According to the Union of Concerned Scientists report, “Growing Economies: Connecting Local Farmers and Large-Scale Food Buyers to Create Jobs and Revitalize America’s Heartland,” smart public policies that connect local farmers to large food buyers such as supermarkets, restaurants, hospitals and school districts can help bring back midsize farms, create thousands of jobs and boost the local economy.
Researchers at Iowa State University have estimated that Iowans spend $8 billion on food annually and only 10 percent of the food is locally produced. Iowa farmers could capitalize on the increasing demand for locally-grown food, according to the study, which also found:
- If just half of the state’s food-buying institutions purchased food from in-state farmers at the level of interest they expressed in recent surveys, it would generate $1.67 billion in sales—a boon to the state’s economy. If all of Iowa’s institutions purchased locally at the level they would like, it would generate more than $3 billion in sales.

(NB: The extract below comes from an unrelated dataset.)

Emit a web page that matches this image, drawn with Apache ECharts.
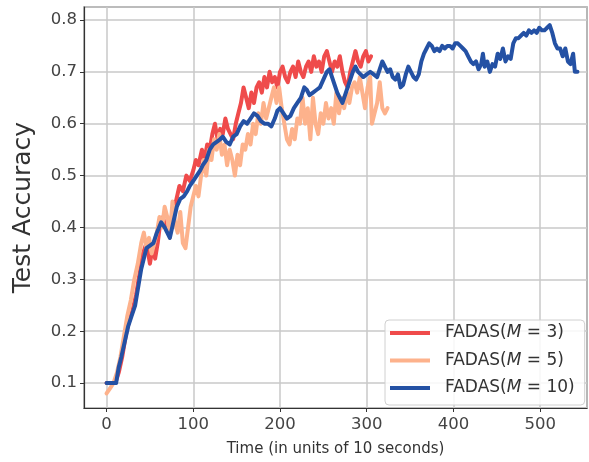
<!DOCTYPE html>
<html>
<head>
<meta charset="utf-8">
<script src="https://cdn.jsdelivr.net/npm/echarts@6/dist/echarts.min.js"></script>
<style>
  html, body { margin: 0; padding: 0; background: #fff; }
  #chart { width: 589px; height: 462px; }
</style>
</head>
<body>
<div id="chart"></div>
<script>
// 图例名称
const seriesNames = ['FADAS(M = 3)', 'FADAS(M = 5)', 'FADAS(M = 10)'];

// M = 3 : [时间, 精度]
const dataM3 = [
  [0, 0.10], [5, 0.10], [10, 0.10], [14, 0.12], [18, 0.15], [22, 0.19], [26, 0.22], [30, 0.24],
  [34, 0.27], [38, 0.31], [42, 0.35], [46, 0.37], [50, 0.33], [53, 0.36], [56, 0.34], [59, 0.37],
  [62, 0.41], [65, 0.42], [68, 0.40], [72, 0.39], [76, 0.43], [80, 0.45], [84, 0.48], [88, 0.47],
  [92, 0.50], [96, 0.49], [100, 0.51], [103, 0.53], [106, 0.52], [110, 0.55], [113, 0.53], [116, 0.56],
  [119, 0.55], [122, 0.58], [125, 0.60], [128, 0.57], [131, 0.59], [134, 0.58], [137, 0.61], [140, 0.59],
  [143, 0.58], [146, 0.57], [149, 0.60], [152, 0.62], [155, 0.64], [158, 0.67], [161, 0.65], [164, 0.63],
  [167, 0.66], [170, 0.64], [173, 0.67], [176, 0.68], [179, 0.66], [182, 0.69], [185, 0.67], [188, 0.70],
  [191, 0.68], [194, 0.69], [197, 0.67], [200, 0.70], [203, 0.71], [206, 0.69], [209, 0.68], [212, 0.70],
  [215, 0.71], [218, 0.69], [221, 0.72], [224, 0.70], [227, 0.69], [230, 0.71], [233, 0.72], [236, 0.70],
  [239, 0.73], [242, 0.71], [245, 0.72], [248, 0.70], [251, 0.73], [254, 0.74], [257, 0.72], [260, 0.70],
  [263, 0.72], [266, 0.71], [269, 0.73], [272, 0.70], [275, 0.68], [278, 0.67], [281, 0.70], [284, 0.72],
  [287, 0.74], [290, 0.72], [293, 0.71], [296, 0.73], [299, 0.74], [302, 0.72], [305, 0.73]
];

// M = 5
const dataM5 = [
  [0, 0.08], [4, 0.09], [8, 0.10], [12, 0.12], [16, 0.15], [20, 0.19], [24, 0.23], [28, 0.26],
  [32, 0.30], [36, 0.33], [40, 0.37], [43, 0.39], [46, 0.36], [49, 0.38], [52, 0.35], [55, 0.37],
  [58, 0.39], [61, 0.42], [64, 0.40], [67, 0.44], [70, 0.42], [73, 0.38], [76, 0.45], [79, 0.41],
  [82, 0.39], [85, 0.43], [88, 0.37], [91, 0.36], [94, 0.40], [97, 0.44], [100, 0.46], [103, 0.48],
  [106, 0.46], [109, 0.50], [112, 0.53], [115, 0.50], [118, 0.55], [121, 0.53], [124, 0.57], [127, 0.55],
  [130, 0.58], [133, 0.54], [136, 0.56], [139, 0.52], [142, 0.55], [145, 0.53], [148, 0.50], [151, 0.54],
  [154, 0.52], [157, 0.56], [160, 0.55], [163, 0.58], [166, 0.56], [169, 0.60], [172, 0.58], [175, 0.62],
  [178, 0.60], [181, 0.64], [184, 0.61], [187, 0.63], [190, 0.65], [193, 0.67], [196, 0.64], [199, 0.67],
  [202, 0.63], [205, 0.60], [208, 0.57], [211, 0.56], [214, 0.59], [217, 0.57], [220, 0.61], [223, 0.60],
  [226, 0.65], [229, 0.60], [232, 0.63], [235, 0.57], [238, 0.65], [241, 0.60], [244, 0.58], [247, 0.62],
  [250, 0.60], [253, 0.64], [256, 0.61], [259, 0.63], [262, 0.60], [265, 0.66], [268, 0.62], [271, 0.65],
  [274, 0.63], [277, 0.66], [280, 0.64], [283, 0.67], [286, 0.68], [289, 0.66], [292, 0.69], [295, 0.66],
  [298, 0.63], [301, 0.67], [304, 0.69], [306, 0.60], [309, 0.62], [312, 0.64], [315, 0.68], [318, 0.63],
  [321, 0.62], [324, 0.63]
];

// M = 10
const dataM10 = [
  [0, 0.10], [5, 0.10], [11, 0.10], [14, 0.13], [17, 0.15], [21, 0.18], [25, 0.21], [29, 0.23],
  [33, 0.25], [37, 0.29], [40, 0.32], [43, 0.34], [46, 0.36], [50, 0.365], [54, 0.37], [58, 0.39],
  [63, 0.41], [67, 0.40], [70, 0.39], [73, 0.38], [77, 0.41], [81, 0.44], [85, 0.455], [89, 0.46],
  [93, 0.47], [96, 0.48], [100, 0.49], [104, 0.50], [108, 0.51], [111, 0.52], [115, 0.53], [119, 0.55],
  [123, 0.56], [127, 0.565], [131, 0.57], [134, 0.575], [138, 0.565], [142, 0.56], [146, 0.575], [150, 0.58],
  [154, 0.595], [158, 0.605], [162, 0.60], [166, 0.61], [170, 0.62], [174, 0.615], [178, 0.605], [182, 0.60],
  [186, 0.60], [190, 0.595], [194, 0.61], [197, 0.625], [200, 0.63], [204, 0.62], [208, 0.61], [212, 0.615],
  [216, 0.63], [220, 0.64], [224, 0.65], [228, 0.67], [231, 0.665], [234, 0.655], [238, 0.66], [242, 0.665],
  [246, 0.67], [250, 0.685], [254, 0.70], [257, 0.705], [260, 0.69], [263, 0.675], [266, 0.66], [269, 0.65],
  [272, 0.64], [275, 0.655], [278, 0.67], [281, 0.685], [284, 0.70], [287, 0.71], [290, 0.70], [293, 0.695],
  [296, 0.69], [300, 0.695], [304, 0.70], [308, 0.695], [312, 0.69], [315, 0.705], [318, 0.72], [321, 0.71],
  [324, 0.70], [327, 0.705], [330, 0.69], [333, 0.685], [336, 0.695], [339, 0.67], [342, 0.675], [345, 0.695],
  [348, 0.71], [351, 0.70], [354, 0.69], [357, 0.685], [360, 0.695], [363, 0.72], [366, 0.735], [369, 0.745],
  [372, 0.755], [375, 0.75], [378, 0.74], [381, 0.745], [384, 0.74], [387, 0.75], [390, 0.745], [393, 0.75],
  [396, 0.75], [399, 0.745], [402, 0.755], [405, 0.755], [408, 0.75], [411, 0.745], [414, 0.74], [417, 0.73],
  [420, 0.72], [423, 0.715], [426, 0.72], [429, 0.705], [432, 0.715], [434, 0.735], [436, 0.71], [439, 0.72],
  [442, 0.70], [445, 0.715], [448, 0.71], [451, 0.735], [454, 0.725], [457, 0.745], [460, 0.72], [463, 0.73],
  [466, 0.725], [469, 0.755], [472, 0.765], [475, 0.765], [478, 0.77], [481, 0.775], [484, 0.77], [487, 0.78],
  [490, 0.775], [493, 0.78], [496, 0.775], [499, 0.785], [502, 0.78], [505, 0.78], [508, 0.785], [511, 0.79],
  [514, 0.775], [517, 0.755], [520, 0.745], [523, 0.745], [526, 0.73], [529, 0.745], [532, 0.72], [535, 0.715],
  [538, 0.735], [540, 0.70], [543, 0.70]
];

const seriesData = [dataM3, dataM5, dataM10];
const colors = ['#ef4b4b', '#fdb28c', '#2451a4'];

const font = 'DejaVu Sans';
const myChart = echarts.init(document.getElementById('chart'), null, { renderer: 'canvas' });

const option = {
  animation: false,
  backgroundColor: '#fff',
  grid: {
    left: 84, right: 2, top: 7, bottom: 49,
    show: true,
    borderColor: '#333',
    borderWidth: 1.2
  },
  legend: {
    orient: 'vertical',
    left: 385,
    top: 320,
    padding: [4, 10, 8, 5],
    backgroundColor: 'rgba(255,255,255,0.85)',
    borderColor: '#d0d0d0',
    borderWidth: 1,
    borderRadius: 4,
    icon: 'rect',
    itemWidth: 40,
    itemHeight: 4,
    itemGap: 9.5,
    data: seriesNames,
    formatter: function (name) {
      return '{s|}' + name.replace('M', '{i|M}');
    },
    textStyle: {
      fontFamily: font,
      fontSize: 17,
      color: '#333',
      lineHeight: 18,
      rich: {
        s: { width: 10 },
        i: { fontFamily: font, fontSize: 17, fontStyle: 'italic', color: '#333' }
      }
    }
  },
  xAxis: {
    type: 'value',
    min: -26,
    max: 554,
    splitNumber: 6,
    name: 'Time (in units of 10 seconds)',
    nameLocation: 'middle',
    nameGap: 34,
    nameTextStyle: { fontFamily: font, fontSize: 15, color: '#333' },
    axisLine: { show: true, onZero: false, lineStyle: { color: '#333', width: 1.2 } },
    axisTick: { show: true, inside: false, length: 4, lineStyle: { color: '#333' } },
    axisLabel: {
      fontFamily: font, fontSize: 16.5, color: '#444', margin: 8,
      showMinLabel: false, showMaxLabel: false
    },
    splitLine: { show: true, lineStyle: { color: '#c9c9c9', width: 1.5 } }
  },
  yAxis: {
    type: 'value',
    min: 0.052,
    max: 0.825,
    splitNumber: 8,
    name: 'Test Accuracy',
    nameLocation: 'middle',
    nameGap: 48,
    nameTextStyle: { fontFamily: font, fontSize: 25, color: '#333' },
    axisLine: { show: true, onZero: false, lineStyle: { color: '#333', width: 1.2 } },
    axisTick: { show: true, inside: false, length: 4, lineStyle: { color: '#333' } },
    axisLabel: {
      fontFamily: font, fontSize: 16.5, color: '#444', margin: 7,
      showMinLabel: false, showMaxLabel: false,
      formatter: function (v) { return v.toFixed(1); }
    },
    splitLine: { show: true, lineStyle: { color: '#c9c9c9', width: 1.5 } }
  },
  series: seriesNames.map((name, i) => ({
    name: name,
    type: 'line',
    data: seriesData[i],
    showSymbol: false,
    symbol: 'none',
    color: colors[i],
    z: 2 + i,
    lineStyle: { width: 4, color: colors[i], join: 'round', cap: 'round' }
  }))
};

myChart.setOption(option);
</script>
</body>
</html>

- Midsize farms could contribute roughly half that added revenue. Iowa lost roughly 6,000 midsize family farms from 2007 to 2012, but beefed up local-food markets could return nearly three-quarters of those farms to the state.
- If midsize farms supplied food to meet half of the identified market demand, it could support at least 12,000 in-state jobs and possibly as many as 49,000 full-time farm jobs.
- Beginning and transitioning farmers need financial incentives, research and technical assistance to get healthy food from farms to markets. By providing such support, forward-looking federal food and farm policies could revitalize rural communities across the country.